Resilience, in other words, must exist both above and below the application.

The Patterns that Emerge when You Look Closely

When you study cloud failures over time, a coherent picture begins to form. No specific provider is “more fragile,” and no service is truly immune. Instead, outages tend to reveal universal system behaviors:

  • Regions can and do fail as a unit.
  • Control-plane services (identity, config, DNS) are fragile linchpins.
  • Wrong assumptions about provider redundancy create hidden single points of failure.
  • Most modern outages are self-inflicted through configuration or automated rollout mistakes.
  • And perhaps most importantly, disaster recovery only exists if it has been tested.

Building resilient systems is not about eliminating downtime, that is impossible. Instead, it is about absorbing it and treating failure as an expected event. Cloud providers supply the tools, but resilience ultimately comes from the architecture we build on top of them.

The Opportunity Behind every Outage

For the team responsible for uptime, cloud failures act as evidence. Each outage exposes an assumption that did not hold or a dependency that behaved differently under pressure. When organizations study these moments instead of brushing them aside, they usually find concrete ways to strengthen their own systems.

Without a doubt, the cloud delivers extraordinary capability, but not immunity.
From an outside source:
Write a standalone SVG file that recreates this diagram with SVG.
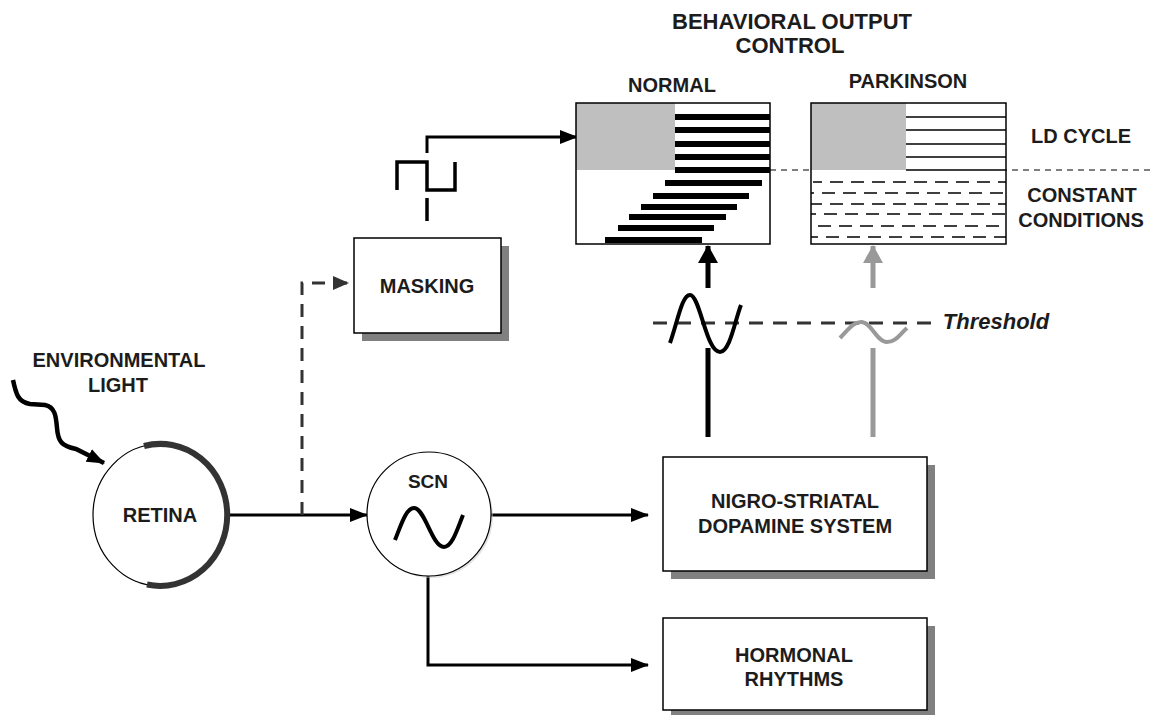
<svg xmlns="http://www.w3.org/2000/svg" width="1153" height="715" viewBox="0 0 1153 715">
<style>
text{font-family:"Liberation Sans",Arial,sans-serif;font-weight:bold;fill:#1c1c1c;text-anchor:middle}
.t20{font-size:20px}
.box{fill:#fff;stroke:#000;stroke-width:1.5}
.shadow{fill:#808080}
.ln{fill:none;stroke:#000;stroke-width:3}
.dash{fill:none;stroke:#333;stroke-width:3;stroke-dasharray:13 9}
.bar{fill:#000}
.pl{stroke:#000;stroke-width:1.5}
.pd{stroke:#000;stroke-width:1.5;stroke-dasharray:13 8}
</style>
<defs>
<marker id="ah" markerUnits="userSpaceOnUse" markerWidth="18" markerHeight="14" refX="17" refY="7" orient="auto"><path d="M0,0 L18,7 L0,14 Z" fill="#000"/></marker>
<marker id="ahd" markerUnits="userSpaceOnUse" markerWidth="16" markerHeight="14" refX="15" refY="7" orient="auto"><path d="M0,0 L16,7 L0,14 Z" fill="#333"/></marker>
<marker id="ahb" markerUnits="userSpaceOnUse" markerWidth="18" markerHeight="20" refX="17" refY="10" orient="auto"><path d="M0,0 L18,10 L0,20 Z" fill="#000"/></marker>
<marker id="ahg" markerUnits="userSpaceOnUse" markerWidth="18" markerHeight="20" refX="17" refY="10" orient="auto"><path d="M0,0 L18,10 L0,20 Z" fill="#999"/></marker>
</defs>

<!-- top titles -->
<g id="title">
<text x="792" y="29" style="font-size:22px">BEHAVIORAL OUTPUT</text>
<text x="790" y="53" style="font-size:22px">CONTROL</text>
</g>

<!-- connectors -->
<g id="connectors">
<!-- light squiggle -->
<path d="M13,380 C16,394 18,402 30,404 L45,405 C55,407 56,416 57,428 C58,442 62,446 76,449 L104,463" fill="none" stroke="#000" stroke-width="4.5" marker-end="url(#ah)"/>
<!-- retina to SCN -->
<line class="ln" x1="228" y1="515" x2="367" y2="515" marker-end="url(#ah)"/>
<!-- dashed to masking -->
<path class="dash" d="M302,515 L302,283 L348,283" marker-end="url(#ahd)"/>
<!-- SCN to nigro -->
<line class="ln" x1="491" y1="515" x2="648" y2="515" marker-end="url(#ah)"/>
<!-- SCN to hormonal -->
<path class="ln" d="M428,575 L428,665 L648,665" marker-end="url(#ah)"/>
<!-- masking output -->
<line x1="427" y1="198" x2="427" y2="221" stroke="#000" stroke-width="3.5"/>
<path d="M397,190 L397,162 L427,162 L427,190 L455,190 L455,162" fill="none" stroke="#000" stroke-width="3.5"/>
<path class="ln" d="M427,153 L427,137 L577,137" marker-end="url(#ah)"/>
<!-- threshold line -->
<line x1="653" y1="323" x2="934" y2="323" stroke="#333" stroke-width="3" stroke-dasharray="14 10"/>
<!-- black output -->
<line x1="708" y1="437" x2="708" y2="348" stroke="#000" stroke-width="5"/>
<line x1="708" y1="288" x2="708" y2="246" stroke="#000" stroke-width="5" marker-end="url(#ahb)"/>
<path d="M670,343 C678,320 682,295 690,295 C700,295 706,352 720,352 C730,352 735,320 741,305" fill="none" stroke="#000" stroke-width="4"/>
<!-- gray output -->
<line x1="873" y1="437" x2="873" y2="348" stroke="#999" stroke-width="5"/>
<line x1="873" y1="288" x2="873" y2="246" stroke="#999" stroke-width="5" marker-end="url(#ahg)"/>
<path d="M840,338 C848,330 853,322 861,322 C872,322 876,342 887,342 C896,342 900,334 907,328" fill="none" stroke="#999" stroke-width="4"/>
<!-- LD / constant separator -->
<line x1="770" y1="170" x2="1153" y2="170" stroke="#555" stroke-width="1.5" stroke-dasharray="6 5"/>
</g>

<g id="threshold-label">
<text x="996" y="329" style="font-size:22px;font-style:italic">Threshold</text>
</g>

<!-- normal panel -->
<g id="normal">
<text class="t20" x="672" y="92">NORMAL</text>
<rect x="576" y="103" width="194" height="141" fill="#fff"/>
<rect x="576" y="103" width="99" height="67" fill="#bfbfbf"/>
<rect class="bar" x="675" y="114" width="95" height="6"/>
<rect class="bar" x="675" y="127" width="95" height="6"/>
<rect class="bar" x="675" y="141" width="95" height="6"/>
<rect class="bar" x="675" y="154" width="95" height="6"/>
<rect class="bar" x="675" y="167" width="95" height="6"/>
<rect class="bar" x="665" y="180" width="97" height="6"/>
<rect class="bar" x="653" y="193" width="96" height="6"/>
<rect class="bar" x="641" y="204" width="96" height="6"/>
<rect class="bar" x="629" y="214" width="97" height="6"/>
<rect class="bar" x="618" y="225" width="96" height="6"/>
<rect class="bar" x="605" y="237" width="97" height="6"/>
<rect x="576" y="103" width="194" height="141" fill="none" stroke="#000" stroke-width="1.5"/>
</g>

<!-- parkinson panel -->
<g id="parkinson">
<text class="t20" x="908" y="88">PARKINSON</text>
<rect x="811" y="103" width="195" height="141" fill="#fff"/>
<rect x="811" y="103" width="95" height="67" fill="#bfbfbf"/>
<line class="pl" x1="906" y1="117" x2="1006" y2="117"/>
<line class="pl" x1="906" y1="130" x2="1006" y2="130"/>
<line class="pl" x1="906" y1="144" x2="1006" y2="144"/>
<line class="pl" x1="906" y1="157" x2="1006" y2="157"/>
<line class="pl" x1="906" y1="170" x2="1006" y2="170"/>
<line class="pd" x1="813" y1="182" x2="1006" y2="182" stroke-dashoffset="4"/>
<line class="pd" x1="811" y1="193" x2="1006" y2="193" stroke-dashoffset="10"/>
<line class="pd" x1="811" y1="204" x2="1006" y2="204" stroke-dashoffset="2"/>
<line class="pd" x1="811" y1="214" x2="1006" y2="214" stroke-dashoffset="8"/>
<line class="pd" x1="811" y1="226" x2="1006" y2="226" stroke-dashoffset="14"/>
<line class="pd" x1="811" y1="237" x2="1006" y2="237" stroke-dashoffset="6"/>
<rect x="811" y="103" width="195" height="141" fill="none" stroke="#000" stroke-width="1.5"/>
</g>

<g id="labels-right">
<text class="t20" x="1081" y="143">LD CYCLE</text>
<text class="t20" x="1082" y="202">CONSTANT</text>
<text class="t20" x="1081" y="227">CONDITIONS</text>
</g>

<!-- environmental light label -->
<g id="env-light">
<text class="t20" x="119" y="367">ENVIRONMENTAL</text>
<text class="t20" x="118" y="392">LIGHT</text>
</g>

<!-- retina -->
<g id="retina">
<ellipse cx="160" cy="515" rx="67" ry="71" fill="#fff" stroke="#000" stroke-width="1.2"/>
<path d="M144,446 A67,71 0 1 1 147,584.5" fill="none" stroke="#333" stroke-width="6"/>
<text class="t20" x="160" y="522">RETINA</text>
</g>

<!-- SCN -->
<g id="scn">
<circle cx="431" cy="516" r="62" fill="#c8c8c8" opacity="0.5"/>
<circle cx="429" cy="514" r="62" fill="#fff" stroke="#000" stroke-width="1.2"/>
<text x="428" y="488" style="font-size:19px">SCN</text>
<path d="M395,540 C401,525 406,508 414,508 C425,508 432,547 444,547 C452,547 457,530 463,515" fill="none" stroke="#000" stroke-width="4"/>
</g>

<!-- masking -->
<g id="masking">
<rect class="shadow" x="362" y="246" width="147" height="95"/>
<rect class="box" x="354" y="238" width="147" height="95"/>
<text class="t20" x="427" y="293">MASKING</text>
</g>

<!-- nigro-striatal -->
<g id="nigro">
<rect class="shadow" x="671" y="465" width="264" height="114"/>
<rect class="box" x="663" y="457" width="264" height="114"/>
<text class="t20" x="795" y="508">NIGRO-STRIATAL</text>
<text class="t20" x="795" y="533">DOPAMINE SYSTEM</text>
</g>

<!-- hormonal -->
<g id="hormonal">
<rect class="shadow" x="671" y="626" width="264" height="92"/>
<rect class="box" x="663" y="618" width="264" height="92"/>
<text class="t20" x="794" y="662">HORMONAL</text>
<text class="t20" x="794" y="686">RHYTHMS</text>
</g>
</svg>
Reliability still depends on architectural discipline, including isolating services, disturbing workloads across real failure boundaries, treating configuration with the same rigor as code, and assuming that any dependency can fail without warning.

Failures will continue, but the consequences of those failures are something that can be shaped with designs that expect the unexpected and systems that remain steady even when the platform shakes.